- SUPPLIED INFORMATION:
_ _ _ _
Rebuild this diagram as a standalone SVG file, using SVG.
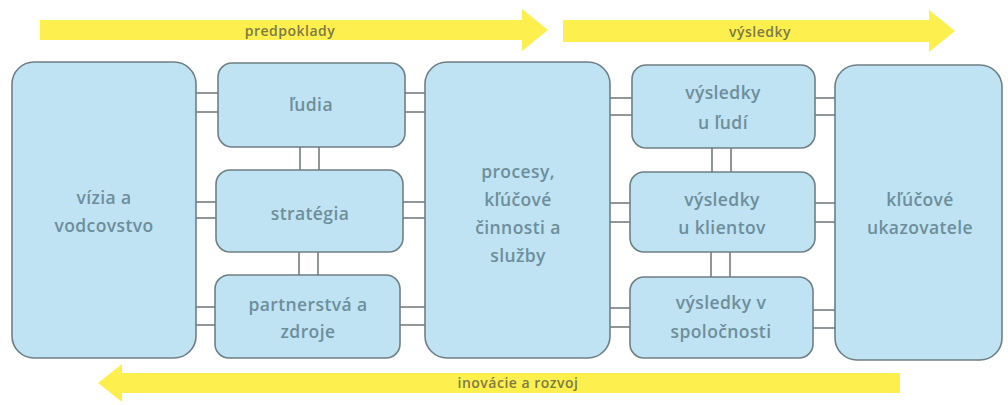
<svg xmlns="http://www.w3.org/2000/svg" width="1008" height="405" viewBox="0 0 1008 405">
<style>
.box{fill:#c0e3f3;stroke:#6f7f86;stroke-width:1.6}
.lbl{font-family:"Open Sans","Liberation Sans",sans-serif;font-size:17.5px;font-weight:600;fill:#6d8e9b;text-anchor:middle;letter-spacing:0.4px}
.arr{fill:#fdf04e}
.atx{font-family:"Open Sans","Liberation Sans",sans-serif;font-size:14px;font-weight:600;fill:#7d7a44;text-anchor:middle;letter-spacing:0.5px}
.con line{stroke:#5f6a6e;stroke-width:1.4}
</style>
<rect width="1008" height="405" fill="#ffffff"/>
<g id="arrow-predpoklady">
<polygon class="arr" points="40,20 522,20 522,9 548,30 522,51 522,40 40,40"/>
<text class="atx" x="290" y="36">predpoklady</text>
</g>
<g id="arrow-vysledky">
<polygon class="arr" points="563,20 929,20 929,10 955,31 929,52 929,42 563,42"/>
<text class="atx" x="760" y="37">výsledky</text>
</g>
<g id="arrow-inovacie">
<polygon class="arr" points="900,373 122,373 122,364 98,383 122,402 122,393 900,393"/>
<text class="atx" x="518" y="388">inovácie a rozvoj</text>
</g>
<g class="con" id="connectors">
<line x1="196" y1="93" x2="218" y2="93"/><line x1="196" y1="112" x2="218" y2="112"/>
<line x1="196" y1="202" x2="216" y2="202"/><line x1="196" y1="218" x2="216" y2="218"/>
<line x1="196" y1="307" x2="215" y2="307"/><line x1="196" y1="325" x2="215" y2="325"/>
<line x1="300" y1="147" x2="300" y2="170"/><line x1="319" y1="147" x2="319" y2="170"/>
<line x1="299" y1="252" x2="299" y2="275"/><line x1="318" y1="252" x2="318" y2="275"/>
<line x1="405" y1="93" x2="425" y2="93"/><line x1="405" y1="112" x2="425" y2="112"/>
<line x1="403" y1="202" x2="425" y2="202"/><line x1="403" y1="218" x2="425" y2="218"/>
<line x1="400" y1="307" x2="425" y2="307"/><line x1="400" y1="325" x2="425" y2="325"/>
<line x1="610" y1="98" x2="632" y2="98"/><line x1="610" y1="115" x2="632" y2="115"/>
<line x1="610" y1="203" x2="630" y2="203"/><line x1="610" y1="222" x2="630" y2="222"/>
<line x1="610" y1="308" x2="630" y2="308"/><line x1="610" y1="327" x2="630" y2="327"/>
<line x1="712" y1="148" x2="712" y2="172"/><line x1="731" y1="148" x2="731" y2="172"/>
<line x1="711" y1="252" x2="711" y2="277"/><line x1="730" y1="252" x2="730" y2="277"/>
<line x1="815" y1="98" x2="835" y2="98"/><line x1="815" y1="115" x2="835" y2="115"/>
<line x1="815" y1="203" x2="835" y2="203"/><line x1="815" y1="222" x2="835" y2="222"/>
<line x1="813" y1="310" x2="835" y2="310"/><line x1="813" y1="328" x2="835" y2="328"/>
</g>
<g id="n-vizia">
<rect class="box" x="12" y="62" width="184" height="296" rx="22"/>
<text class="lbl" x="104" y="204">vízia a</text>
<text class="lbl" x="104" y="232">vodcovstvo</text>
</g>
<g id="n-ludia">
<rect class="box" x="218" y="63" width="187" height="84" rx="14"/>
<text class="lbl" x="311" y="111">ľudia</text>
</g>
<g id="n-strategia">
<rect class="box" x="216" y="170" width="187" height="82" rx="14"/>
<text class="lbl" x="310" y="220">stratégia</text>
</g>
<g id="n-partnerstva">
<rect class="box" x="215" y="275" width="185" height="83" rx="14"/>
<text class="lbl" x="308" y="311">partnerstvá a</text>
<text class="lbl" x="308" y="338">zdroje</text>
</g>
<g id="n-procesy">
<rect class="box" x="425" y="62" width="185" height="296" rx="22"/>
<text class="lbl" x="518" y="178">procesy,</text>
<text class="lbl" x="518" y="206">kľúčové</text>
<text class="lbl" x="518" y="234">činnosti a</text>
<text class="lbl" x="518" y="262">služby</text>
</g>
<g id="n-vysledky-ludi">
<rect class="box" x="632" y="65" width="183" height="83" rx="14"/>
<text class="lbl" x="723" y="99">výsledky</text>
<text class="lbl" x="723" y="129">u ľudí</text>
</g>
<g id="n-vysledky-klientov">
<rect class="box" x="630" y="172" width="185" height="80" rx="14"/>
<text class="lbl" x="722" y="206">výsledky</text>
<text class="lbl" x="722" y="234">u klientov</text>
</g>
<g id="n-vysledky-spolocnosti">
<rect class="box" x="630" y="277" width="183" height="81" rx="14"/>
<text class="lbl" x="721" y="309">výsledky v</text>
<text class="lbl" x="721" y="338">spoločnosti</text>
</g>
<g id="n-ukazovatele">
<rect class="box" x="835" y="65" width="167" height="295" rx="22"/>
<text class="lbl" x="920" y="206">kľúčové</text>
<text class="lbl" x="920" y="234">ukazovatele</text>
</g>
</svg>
_ _ _ _
- EXERCISE: Reproduce all of the material above word for word. Omit the pictures.

- EXPECTED ANSWER:
Rebuild this diagram as a standalone SVG file, using SVG.
<svg xmlns="http://www.w3.org/2000/svg" width="1008" height="405" viewBox="0 0 1008 405">
<style>
.box{fill:#c0e3f3;stroke:#6f7f86;stroke-width:1.6}
.lbl{font-family:"Open Sans","Liberation Sans",sans-serif;font-size:17.5px;font-weight:600;fill:#6d8e9b;text-anchor:middle;letter-spacing:0.4px}
.arr{fill:#fdf04e}
.atx{font-family:"Open Sans","Liberation Sans",sans-serif;font-size:14px;font-weight:600;fill:#7d7a44;text-anchor:middle;letter-spacing:0.5px}
.con line{stroke:#5f6a6e;stroke-width:1.4}
</style>
<rect width="1008" height="405" fill="#ffffff"/>
<g id="arrow-predpoklady">
<polygon class="arr" points="40,20 522,20 522,9 548,30 522,51 522,40 40,40"/>
<text class="atx" x="290" y="36">predpoklady</text>
</g>
<g id="arrow-vysledky">
<polygon class="arr" points="563,20 929,20 929,10 955,31 929,52 929,42 563,42"/>
<text class="atx" x="760" y="37">výsledky</text>
</g>
<g id="arrow-inovacie">
<polygon class="arr" points="900,373 122,373 122,364 98,383 122,402 122,393 900,393"/>
<text class="atx" x="518" y="388">inovácie a rozvoj</text>
</g>
<g class="con" id="connectors">
<line x1="196" y1="93" x2="218" y2="93"/><line x1="196" y1="112" x2="218" y2="112"/>
<line x1="196" y1="202" x2="216" y2="202"/><line x1="196" y1="218" x2="216" y2="218"/>
<line x1="196" y1="307" x2="215" y2="307"/><line x1="196" y1="325" x2="215" y2="325"/>
<line x1="300" y1="147" x2="300" y2="170"/><line x1="319" y1="147" x2="319" y2="170"/>
<line x1="299" y1="252" x2="299" y2="275"/><line x1="318" y1="252" x2="318" y2="275"/>
<line x1="405" y1="93" x2="425" y2="93"/><line x1="405" y1="112" x2="425" y2="112"/>
<line x1="403" y1="202" x2="425" y2="202"/><line x1="403" y1="218" x2="425" y2="218"/>
<line x1="400" y1="307" x2="425" y2="307"/><line x1="400" y1="325" x2="425" y2="325"/>
<line x1="610" y1="98" x2="632" y2="98"/><line x1="610" y1="115" x2="632" y2="115"/>
<line x1="610" y1="203" x2="630" y2="203"/><line x1="610" y1="222" x2="630" y2="222"/>
<line x1="610" y1="308" x2="630" y2="308"/><line x1="610" y1="327" x2="630" y2="327"/>
<line x1="712" y1="148" x2="712" y2="172"/><line x1="731" y1="148" x2="731" y2="172"/>
<line x1="711" y1="252" x2="711" y2="277"/><line x1="730" y1="252" x2="730" y2="277"/>
<line x1="815" y1="98" x2="835" y2="98"/><line x1="815" y1="115" x2="835" y2="115"/>
<line x1="815" y1="203" x2="835" y2="203"/><line x1="815" y1="222" x2="835" y2="222"/>
<line x1="813" y1="310" x2="835" y2="310"/><line x1="813" y1="328" x2="835" y2="328"/>
</g>
<g id="n-vizia">
<rect class="box" x="12" y="62" width="184" height="296" rx="22"/>
<text class="lbl" x="104" y="204">vízia a</text>
<text class="lbl" x="104" y="232">vodcovstvo</text>
</g>
<g id="n-ludia">
<rect class="box" x="218" y="63" width="187" height="84" rx="14"/>
<text class="lbl" x="311" y="111">ľudia</text>
</g>
<g id="n-strategia">
<rect class="box" x="216" y="170" width="187" height="82" rx="14"/>
<text class="lbl" x="310" y="220">stratégia</text>
</g>
<g id="n-partnerstva">
<rect class="box" x="215" y="275" width="185" height="83" rx="14"/>
<text class="lbl" x="308" y="311">partnerstvá a</text>
<text class="lbl" x="308" y="338">zdroje</text>
</g>
<g id="n-procesy">
<rect class="box" x="425" y="62" width="185" height="296" rx="22"/>
<text class="lbl" x="518" y="178">procesy,</text>
<text class="lbl" x="518" y="206">kľúčové</text>
<text class="lbl" x="518" y="234">činnosti a</text>
<text class="lbl" x="518" y="262">služby</text>
</g>
<g id="n-vysledky-ludi">
<rect class="box" x="632" y="65" width="183" height="83" rx="14"/>
<text class="lbl" x="723" y="99">výsledky</text>
<text class="lbl" x="723" y="129">u ľudí</text>
</g>
<g id="n-vysledky-klientov">
<rect class="box" x="630" y="172" width="185" height="80" rx="14"/>
<text class="lbl" x="722" y="206">výsledky</text>
<text class="lbl" x="722" y="234">u klientov</text>
</g>
<g id="n-vysledky-spolocnosti">
<rect class="box" x="630" y="277" width="183" height="81" rx="14"/>
<text class="lbl" x="721" y="309">výsledky v</text>
<text class="lbl" x="721" y="338">spoločnosti</text>
</g>
<g id="n-ukazovatele">
<rect class="box" x="835" y="65" width="167" height="295" rx="22"/>
<text class="lbl" x="920" y="206">kľúčové</text>
<text class="lbl" x="920" y="234">ukazovatele</text>
</g>
</svg>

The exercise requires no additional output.